Trzeba przyznać, że pomysłodawcy osobliwego eksperymentu mają znakomite wyczucie czasu. Symbolizująca tradycyjne amerykańskie ideały osobowość jest przecież kimś, za kim tęsknią mieszkańcy Stanów Zjednoczonych. Wieczny kowboj wyznający kult wolności to dziś melodia zamierzchłych czasów. Egzystencja w erze klaustrofobicznej sytuacji społeczno-politycznej, duszącej wszelkie przejawy niezależności w zarodku, motywuje więc silną nostalgię do tego typu herosów. Dzisiejsze kino reaguje na cynizm skorumpowanych elit, kpiąc ze szlachetnych protagonistów, zostawiając nutkę nobliwości tylko marvelowskim facetom i kobietom w rajtuzach. Wielki powrót nieskazitelnej twarzy romantycznego Hollywood może być więc słodkim antidotum na mrok nowego milenium.
Idea przyświecająca “Finding Jack” sporo też mówi o wrażliwości współczesnego człowieka. Uzależnieni od sztucznych wrażeń oferowanych przez internet, poszukujemy podobnie syntetycznych doświadczeń również w kinie. Efekty specjalne, które niegdyś pełniły funkcje rekwizytów, w epoce post-avatarowej uznaje się za główny rarytas. Staliśmy się społeczeństwem ceniącym spreparowane, wirtualne doznania, ponieważ są one pozbawione ludzkich defektów. Kręci nas spotkanie z hologramem Deana, gdyż wiemy, że będziemy obcować z perfekcyjną interpretacją, a nie pełnokrwistym, niedoskonałym człowiekiem.

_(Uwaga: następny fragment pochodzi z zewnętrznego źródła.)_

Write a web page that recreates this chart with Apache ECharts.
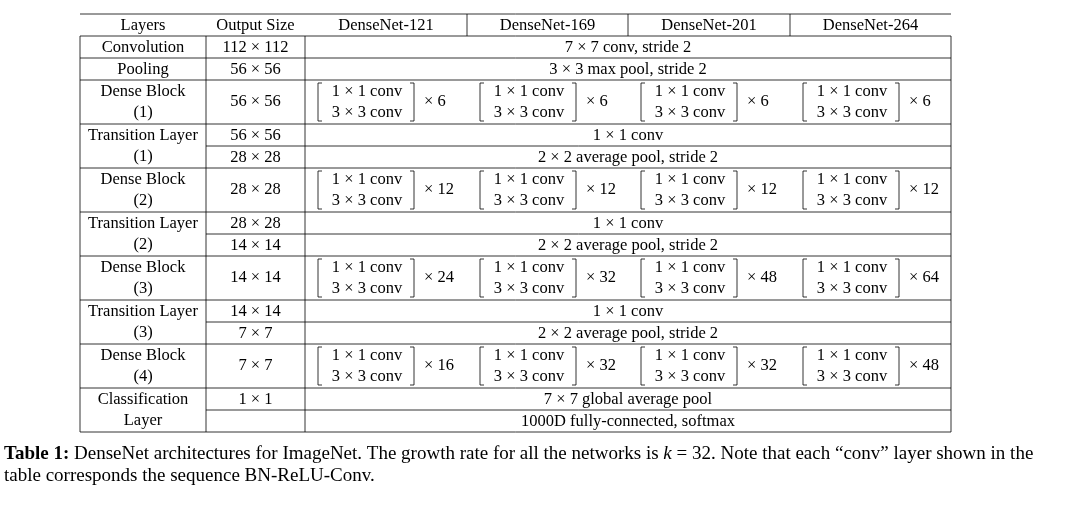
<!DOCTYPE html>
<html><head><meta charset="utf-8">
<script src="https://cdn.jsdelivr.net/npm/echarts@6/dist/echarts.min.js"></script>
<style>html,body{margin:0;background:#fff}#main{width:1086px;height:514px}</style>
</head><body><div id="main"></div>
<script>
var headers = ['Layers', 'Output Size', 'DenseNet-121', 'DenseNet-169', 'DenseNet-201', 'DenseNet-264'];
var layerNames = [['Convolution'], ['Pooling'], ['Dense Block', '(1)'], ['Transition Layer', '(1)'],
	['Dense Block', '(2)'], ['Transition Layer', '(2)'], ['Dense Block', '(3)'], ['Transition Layer', '(3)'],
	['Dense Block', '(4)'], ['Classification', 'Layer']];
var outputSizes = [['112 × 112'], ['56 × 56'], ['56 × 56'], ['56 × 56', '28 × 28'], ['28 × 28'],
	['28 × 28', '14 × 14'], ['14 × 14'], ['14 × 14', '7 × 7'], ['7 × 7'], ['1 × 1']];
var sharedText = [['7 × 7 conv, stride 2'], ['3 × 3 max pool, stride 2'], null,
	['1 × 1 conv', '2 × 2 average pool, stride 2'], null,
	['1 × 1 conv', '2 × 2 average pool, stride 2'], null,
	['1 × 1 conv', '2 × 2 average pool, stride 2'], null,
	['7 × 7 global average pool', '1000D fully-connected, softmax']];
var blockMult = [null, null, [6, 6, 6, 6], null, [12, 12, 12, 12], null, [24, 32, 48, 64], null, [16, 32, 32, 48], null];
var blockLines = ['1 × 1 conv', '3 × 3 conv'];

var colX = [80, 206, 305, 467, 628, 790, 951];
var top0 = 14, headH = 22, lineH = 22;
var font = '16.5px "Liberation Serif", "DejaVu Serif", serif';
var g = [];
function txt(x, y, s, align) {
	g.push({type: 'text', x: x, y: y, style: {text: s, font: font, fill: '#000', align: align || 'center', verticalAlign: 'middle'}});
}
function ln(x1, y1, x2, y2) {
	g.push({type: 'line', shape: {x1: x1, y1: y1, x2: x2, y2: y2}, style: {stroke: '#000', lineWidth: 0.8}});
}
// header
headers.forEach(function (h, i) { txt((colX[i] + colX[i + 1]) / 2, top0 + headH / 2 + 1, h); });
ln(colX[0], top0, colX[6], top0);
for (var i = 3; i < 6; i++) ln(colX[i], top0, colX[i], top0 + headH);
var y = top0 + headH;
ln(colX[0], y, colX[6], y);
var n = layerNames.length;
for (var r = 0; r < n; r++) {
	var h = layerNames[r].length === 1 ? lineH : 2 * lineH;
	var names = layerNames[r];
	if (names.length === 1) txt((colX[0] + colX[1]) / 2, y + lineH / 2 + 1, names[0]);
	else { txt((colX[0] + colX[1]) / 2, y + lineH / 2 + 1, names[0]); txt((colX[0] + colX[1]) / 2, y + lineH * 1.5, names[1]); }
	if (blockMult[r]) {
		txt((colX[1] + colX[2]) / 2, y + h / 2, outputSizes[r][0]);
		for (var c = 0; c < 4; c++) {
			var cx = colX[c + 2];
			txt(cx + 62, y + lineH / 2 + 1, blockLines[0]);
			txt(cx + 62, y + lineH * 1.5, blockLines[1]);
			var bt = y + 3, bb = y + h - 3;
			ln(cx + 13, bt, cx + 13, bb); ln(cx + 13, bt, cx + 17, bt); ln(cx + 13, bb, cx + 17, bb);
			ln(cx + 109, bt, cx + 109, bb); ln(cx + 109, bt, cx + 105, bt); ln(cx + 109, bb, cx + 105, bb);
			txt(cx + 119, y + h / 2, '× ' + blockMult[r][c], 'left');
		}
	} else {
		for (var k = 0; k < sharedText[r].length; k++) {
			if (outputSizes[r][k]) txt((colX[1] + colX[2]) / 2, y + lineH * (k + 0.5) + 1, outputSizes[r][k]);
			txt((colX[2] + colX[6]) / 2, y + lineH * (k + 0.5) + 1, sharedText[r][k]);
		}
		if (sharedText[r].length === 2) ln(colX[1], y + lineH, colX[6], y + lineH);
	}
	ln(colX[0], y, colX[0], y + h); ln(colX[1], y, colX[1], y + h);
	ln(colX[2], y, colX[2], y + h); ln(colX[6], y, colX[6], y + h);
	y += h;
	ln(colX[0], y, colX[6], y);
}
g.push({type: 'text', x: 4, y: 454, style: {
	text: '{b|Table 1:} DenseNet architectures for ImageNet. The growth rate for all the networks is {i|k} = 32. Note that each “conv” layer shown in the',
	font: '19px "Liberation Serif", serif', fill: '#000', verticalAlign: 'middle',
	rich: {b: {fontWeight: 'bold', fontFamily: 'Liberation Serif', fontSize: 19}, i: {fontStyle: 'italic', fontFamily: 'Liberation Serif', fontSize: 19}}}});
g.push({type: 'text', x: 4, y: 476, style: {text: 'table corresponds the sequence BN-ReLU-Conv.', font: '19px "Liberation Serif", serif', fill: '#000', verticalAlign: 'middle'}});

var chart = echarts.init(document.getElementById('main'));
chart.setOption({animation: false, graphic: g});
</script></body></html>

Gwiazda “Buntownika bez powodu” kojarzy się też z młodzieżową rebelią przeciwko sztywnym, społecznym standardom. Wirtualne odrodzenie aktora pozwoli odbiorcom na celebrację rewolty w iście hollywoodzkim stylu – bez rozlewu krwi, bez krzyków i bez agresji z obu stron barykady. Bo my przecież wcale nie chcemy wychodzić na ulicę i protestować przeciwko globalnej niesprawiedliwości. Taka postawa wywołuje w większości obywateli paraliżujący lęk. Wolimy rewolucję “na niby”, organizowaną przez wymuskane sesje fotograficzne, na których James Dean z zawadiackim spojrzeniem outsidera, zarabia miliony dolarów dzięki swojemu wizerunkowi łobuza. Pragniemy wzdychać do rebeliantów, ale takich umiejscowionych w komfortowej sferze naszych marzeń. Oni przynajmniej nie przypominają nam o codziennym ryzyku konfrontacji w czasie rzeczywistym.
Paradoksalnie, rezurekcja Deana spogląda bardzo daleko w przeszłość, bo aż do samych początków kina. Gdy w 1896 bracia Lumiere zaprezentowali “Wjazd pociągu na stację w La Ciotat”, publiczność omal nie zemdlała z wrażenia. Wtedy X Muza bardziej niż ze sztuką, kojarzyła się z jakimś specyficznym rodzajem magicznego triku. Tamtejsze kino przypominało cyrk, żerujący na prymitywnych reakcjach i ograniczający się do czysto technicznych popisów. Obecnie kinematografia znów frapuje odbiorcę głównie formalną maestrią, często zapominając o istotności pozostałych części składowych dzieła. Prawdopodobny sukces “Finding Jack” na pewno jeszcze bardziej wzmocni tę niepokojącą tendencję.